## [DATA SEGMENT]
################

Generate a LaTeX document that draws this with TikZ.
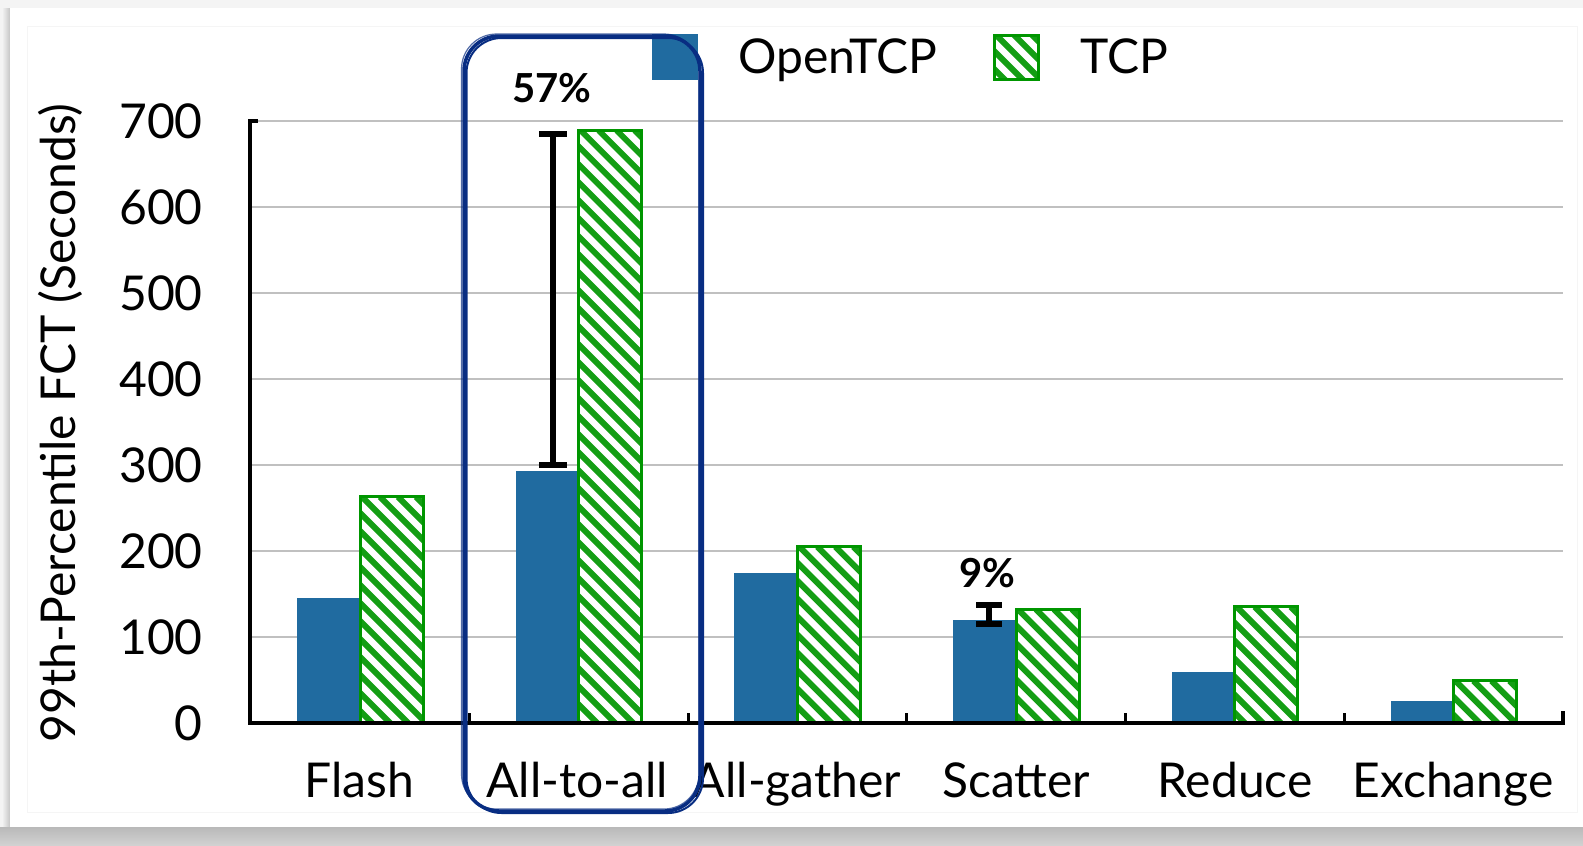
\documentclass[tikz,border=0pt]{standalone}
\usepackage{fontspec}
\setmainfont{Lato}

\definecolor{otcp}{RGB}{32,107,160}
\definecolor{tcpg}{RGB}{0,150,0}
\definecolor{hlnavy}{RGB}{8,45,130}
\definecolor{gridc}{RGB}{192,192,192}
\definecolor{pagebg}{RGB}{244,244,244}

\tikzset{
  openbar/.style={fill=otcp, draw=none},
  tcpedge/.style={draw=tcpg, line width=3pt},
  hatchline/.style={draw=tcpg!92, line width=6pt},
  gridline/.style={draw=gridc, line width=2.5pt},
  axisline/.style={draw=black, line width=4pt},
  ticklabel/.style={anchor=east, inner sep=0pt, font=\fontsize{48}{56}\selectfont},
  catlabel/.style={anchor=base, inner sep=0pt, font=\fontsize{48}{56}\selectfont},
  legtext/.style={anchor=base west, inner sep=0pt, font=\fontsize{48}{56}\selectfont},
  pctlabel/.style={anchor=base, inner sep=0pt, font=\bfseries\fontsize{40}{46}\selectfont},
  errbar/.style={draw=black, line width=6pt},
  hlbox/.style={draw=hlnavy, rounded corners=35pt},
}

% value on the y axis -> vertical position
\newcommand\valy[1]{{723-0.86*(#1)}}

% white box with green diagonal stripes and a green edge
\newcommand\hatchbox[4]{%
  \pgfmathsetmacro\hxa{#1}\pgfmathsetmacro\hya{#2}%
  \pgfmathsetmacro\hxb{#3}\pgfmathsetmacro\hyb{#4}%
  \fill[white] (\hxa,\hya) rectangle (\hxb,\hyb);
  \begin{scope}
    \clip (\hxa,\hya) rectangle (\hxb,\hyb);
    \foreach \a in {-700,-682,...,80}
      \draw[hatchline] ({\hxa+\a},\hya) -- ({\hxa+\a+800},{\hya+800});
  \end{scope}
  \draw[tcpedge] (\hxa,\hya) rectangle (\hxb,\hyb);
}

% one category: split position, OpenTCP value, TCP value
\newcommand\bargroup[3]{%
  \fill[openbar] ({#1-63},723) rectangle (#1,\valy{#2});
  \hatchbox{#1}{723-0.86*#3}{#1+63}{723}
}

\begin{document}
\begin{tikzpicture}[x=1pt,y=-1pt]
  \useasboundingbox (0,0) rectangle (1583,846);

  % card with its soft shadow
  \fill[pagebg] (0,0) rectangle (1583,846);
  \shade[left color=pagebg, right color=gray!45] (2,8) rectangle (10,827);
  \shade[top color=gray!55, bottom color=gray!35] (0,827) rectangle (1583,846);
  \fill[white] (10,8) rectangle (1583,827);
  \draw[gray!8, line width=1pt] (27,26) rectangle (1577,812);

  % horizontal grid
  \foreach \v in {100,200,...,700}
    \draw[gridline] (250,\valy{\v}) -- (1563,\valy{\v});

  % bars
  \bargroup{360}{145}{263}
  \bargroup{578.7}{293}{689}
  \bargroup{797.4}{174}{205}
  \bargroup{1016}{120}{132}
  \bargroup{1234.8}{59}{135}
  \bargroup{1453.5}{26}{49}

  % axes
  \draw[axisline] (258,121) -- (250,121) -- (250,723) -- (1563,723) -- (1563,711);
  \foreach \x in {469,688,906,1125,1344}
    \draw[black, line width=3pt] (\x,723) -- (\x,713);

  % y tick labels
  \foreach \v in {0,100,...,700}
    \node[ticklabel] (tick\v) at (203,\valy{\v}) {\v};

  % axis title
  \node[rotate=90, inner sep=0pt, font=\fontsize{48}{56}\selectfont] (ytitle) at (60,423)
    {99th-Percentile FCT (Seconds)};

  % category labels
  \node[catlabel] (cflash) at (359.4,797) {Flash};
  \node[catlabel] (calltoall) at (577,797) {All-to-all};
  \node[catlabel] (callgather) at (797,797) {All-gather};
  \node[catlabel] (cscatter) at (1016,797) {Scatter};
  \node[catlabel] (creduce) at (1235,797) {Reduce};
  \node[catlabel] (cexchange) at (1453,797) {Exchange};

  % improvement brackets
  \coordinate (atop) at (553,\valy{685});
  \coordinate (abot) at (553,\valy{300});
  \draw[errbar] (atop) -- (abot);
  \draw[errbar] ([xshift=-14pt]atop) -- ([xshift=14pt]atop);
  \draw[errbar] ([xshift=-14pt]abot) -- ([xshift=14pt]abot);
  \node[pctlabel] (p57) at (552,102) {57\%};

  \coordinate (stop) at (989,605);
  \coordinate (sbot) at (989,624);
  \draw[errbar] (stop) -- (sbot);
  \draw[errbar] ([xshift=-13pt]stop) -- ([xshift=13pt]stop);
  \draw[errbar] ([xshift=-13pt]sbot) -- ([xshift=13pt]sbot);
  \node[pctlabel] (p9) at (987,587) {9\%};

  % legend
  \fill[openbar] (652,34) rectangle (698,80);
  \node[legtext] (lopen) at (738,73) {OpenTCP};
  \hatchbox{994}{35}{1038}{79}
  \node[legtext] (ltcp) at (1080,73) {TCP};

  % hand-drawn highlight around All-to-all
  \draw[hlbox, line width=3.5pt] (464,36) rectangle (700,811);
  \draw[hlbox, line width=2pt] (466.5,38) rectangle (703,813);
  \draw[hlbox, line width=1.2pt, opacity=0.7] (461.5,34) rectangle (699,809);
\end{tikzpicture}
\end{document}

################

## [PROBLEM TO WORK ON]
Return each line of the data, keeping its wording exact and omitting pictures.

## [RESULT OF THIS EXERCISE]
Generate a LaTeX document that draws this with TikZ.
\documentclass[tikz,border=0pt]{standalone}
\usepackage{fontspec}
\setmainfont{Lato}

\definecolor{otcp}{RGB}{32,107,160}
\definecolor{tcpg}{RGB}{0,150,0}
\definecolor{hlnavy}{RGB}{8,45,130}
\definecolor{gridc}{RGB}{192,192,192}
\definecolor{pagebg}{RGB}{244,244,244}

\tikzset{
  openbar/.style={fill=otcp, draw=none},
  tcpedge/.style={draw=tcpg, line width=3pt},
  hatchline/.style={draw=tcpg!92, line width=6pt},
  gridline/.style={draw=gridc, line width=2.5pt},
  axisline/.style={draw=black, line width=4pt},
  ticklabel/.style={anchor=east, inner sep=0pt, font=\fontsize{48}{56}\selectfont},
  catlabel/.style={anchor=base, inner sep=0pt, font=\fontsize{48}{56}\selectfont},
  legtext/.style={anchor=base west, inner sep=0pt, font=\fontsize{48}{56}\selectfont},
  pctlabel/.style={anchor=base, inner sep=0pt, font=\bfseries\fontsize{40}{46}\selectfont},
  errbar/.style={draw=black, line width=6pt},
  hlbox/.style={draw=hlnavy, rounded corners=35pt},
}

% value on the y axis -> vertical position
\newcommand\valy[1]{{723-0.86*(#1)}}

% white box with green diagonal stripes and a green edge
\newcommand\hatchbox[4]{%
  \pgfmathsetmacro\hxa{#1}\pgfmathsetmacro\hya{#2}%
  \pgfmathsetmacro\hxb{#3}\pgfmathsetmacro\hyb{#4}%
  \fill[white] (\hxa,\hya) rectangle (\hxb,\hyb);
  \begin{scope}
    \clip (\hxa,\hya) rectangle (\hxb,\hyb);
    \foreach \a in {-700,-682,...,80}
      \draw[hatchline] ({\hxa+\a},\hya) -- ({\hxa+\a+800},{\hya+800});
  \end{scope}
  \draw[tcpedge] (\hxa,\hya) rectangle (\hxb,\hyb);
}

% one category: split position, OpenTCP value, TCP value
\newcommand\bargroup[3]{%
  \fill[openbar] ({#1-63},723) rectangle (#1,\valy{#2});
  \hatchbox{#1}{723-0.86*#3}{#1+63}{723}
}

\begin{document}
\begin{tikzpicture}[x=1pt,y=-1pt]
  \useasboundingbox (0,0) rectangle (1583,846);

  % card with its soft shadow
  \fill[pagebg] (0,0) rectangle (1583,846);
  \shade[left color=pagebg, right color=gray!45] (2,8) rectangle (10,827);
  \shade[top color=gray!55, bottom color=gray!35] (0,827) rectangle (1583,846);
  \fill[white] (10,8) rectangle (1583,827);
  \draw[gray!8, line width=1pt] (27,26) rectangle (1577,812);

  % horizontal grid
  \foreach \v in {100,200,...,700}
    \draw[gridline] (250,\valy{\v}) -- (1563,\valy{\v});

  % bars
  \bargroup{360}{145}{263}
  \bargroup{578.7}{293}{689}
  \bargroup{797.4}{174}{205}
  \bargroup{1016}{120}{132}
  \bargroup{1234.8}{59}{135}
  \bargroup{1453.5}{26}{49}

  % axes
  \draw[axisline] (258,121) -- (250,121) -- (250,723) -- (1563,723) -- (1563,711);
  \foreach \x in {469,688,906,1125,1344}
    \draw[black, line width=3pt] (\x,723) -- (\x,713);

  % y tick labels
  \foreach \v in {0,100,...,700}
    \node[ticklabel] (tick\v) at (203,\valy{\v}) {\v};

  % axis title
  \node[rotate=90, inner sep=0pt, font=\fontsize{48}{56}\selectfont] (ytitle) at (60,423)
    {99th-Percentile FCT (Seconds)};

  % category labels
  \node[catlabel] (cflash) at (359.4,797) {Flash};
  \node[catlabel] (calltoall) at (577,797) {All-to-all};
  \node[catlabel] (callgather) at (797,797) {All-gather};
  \node[catlabel] (cscatter) at (1016,797) {Scatter};
  \node[catlabel] (creduce) at (1235,797) {Reduce};
  \node[catlabel] (cexchange) at (1453,797) {Exchange};

  % improvement brackets
  \coordinate (atop) at (553,\valy{685});
  \coordinate (abot) at (553,\valy{300});
  \draw[errbar] (atop) -- (abot);
  \draw[errbar] ([xshift=-14pt]atop) -- ([xshift=14pt]atop);
  \draw[errbar] ([xshift=-14pt]abot) -- ([xshift=14pt]abot);
  \node[pctlabel] (p57) at (552,102) {57\%};

  \coordinate (stop) at (989,605);
  \coordinate (sbot) at (989,624);
  \draw[errbar] (stop) -- (sbot);
  \draw[errbar] ([xshift=-13pt]stop) -- ([xshift=13pt]stop);
  \draw[errbar] ([xshift=-13pt]sbot) -- ([xshift=13pt]sbot);
  \node[pctlabel] (p9) at (987,587) {9\%};

  % legend
  \fill[openbar] (652,34) rectangle (698,80);
  \node[legtext] (lopen) at (738,73) {OpenTCP};
  \hatchbox{994}{35}{1038}{79}
  \node[legtext] (ltcp) at (1080,73) {TCP};

  % hand-drawn highlight around All-to-all
  \draw[hlbox, line width=3.5pt] (464,36) rectangle (700,811);
  \draw[hlbox, line width=2pt] (466.5,38) rectangle (703,813);
  \draw[hlbox, line width=1.2pt, opacity=0.7] (461.5,34) rectangle (699,809);
\end{tikzpicture}
\end{document}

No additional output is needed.